Mutant Vinyl have been playing live for a matter of months, as a band, weeks. With this in mind tonight’s performance was quite stunning. Mutant Vinyl’s inspiration, Edwin Pope (pictured), is another totally engaging performer, enigmatic and totally watchable. Swapping between vocals, keys, guitar, bass, megaphone and sax, without looking like a complete show off takes some doing, yet Ed, primarily due to the quality of his songs manages it with aplomb. This kid has bucket loads of talent… can he win this competition? Quite possibly.
Deltorers had a hard act to follow. Unlike Mutant Vinyl they have always struggled to bring people to their gigs, presumably with this competition this would mean they’re also struggling for votes, which is a shame. Now down to a duo since Sam Hadley’s departure they’ve also come up with a new set of songs, only one of which was familiar to me. Not that song familiarity is important but these guys always seem to make things hard for themselves. They’re still quite fantastic though. Nathan, a blur of sweat and intensity, Brendan static, expressionless and wonderfully phlegmatic. Unfortunately (and I’d love to be wrong here) they’ve absolutely no chance of getting through to the next round.

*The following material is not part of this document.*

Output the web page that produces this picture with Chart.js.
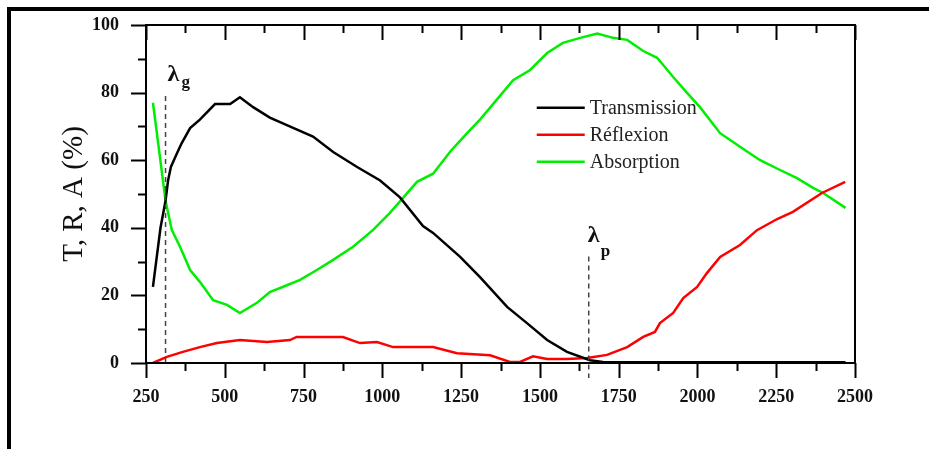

Disco’s Out (Murder’s In) are a band on the up. Their appeal has been enhanced by their recent change of bass player, the band now seem more of a unit, more unified in their sheer joy of playing. Since their first half a dozen gigs their sound has been somewhat de-cluttered, giving the songs more room to breath. More than anything, DOMI have fun on stage, they’re not the tightest band around but any slight sloppiness is more than made up for by their energy, spirit and personality. It’s taken the best part of a year for this band to grow on me, now their songs are all over me like a rash. Bastards. The crowd loved ‘em too…
In more ways than one Lady Winwoods Maggot are the daddies of this competition. They’ve been playing as Maggots for just about as long as some of the other competitors have been living. Fifteen years performing has done nothing to dampen their enthusiasm, and it was great to see these guys make as much effort as anyone with promotion, meaning an impressive number staying to watch them shotgun through their set of punky americana. They’re promising a special performance called “And Now for Something Completely Different” if they make it through to the semis, a set full of one-off audience requests, apparently.
The fact that The Winchester was packed from the time Mischa started, right up until Lady Winwoods’ final strum goes to show one thing… promotion works. You can’t move on any online networking site frequented by local musicians without being bombarded by bands playing the DMA asking for support. Bands push the promo – people come to gigs. I see a plan here…
Voting ended lunchtime today – results expected tomorrow.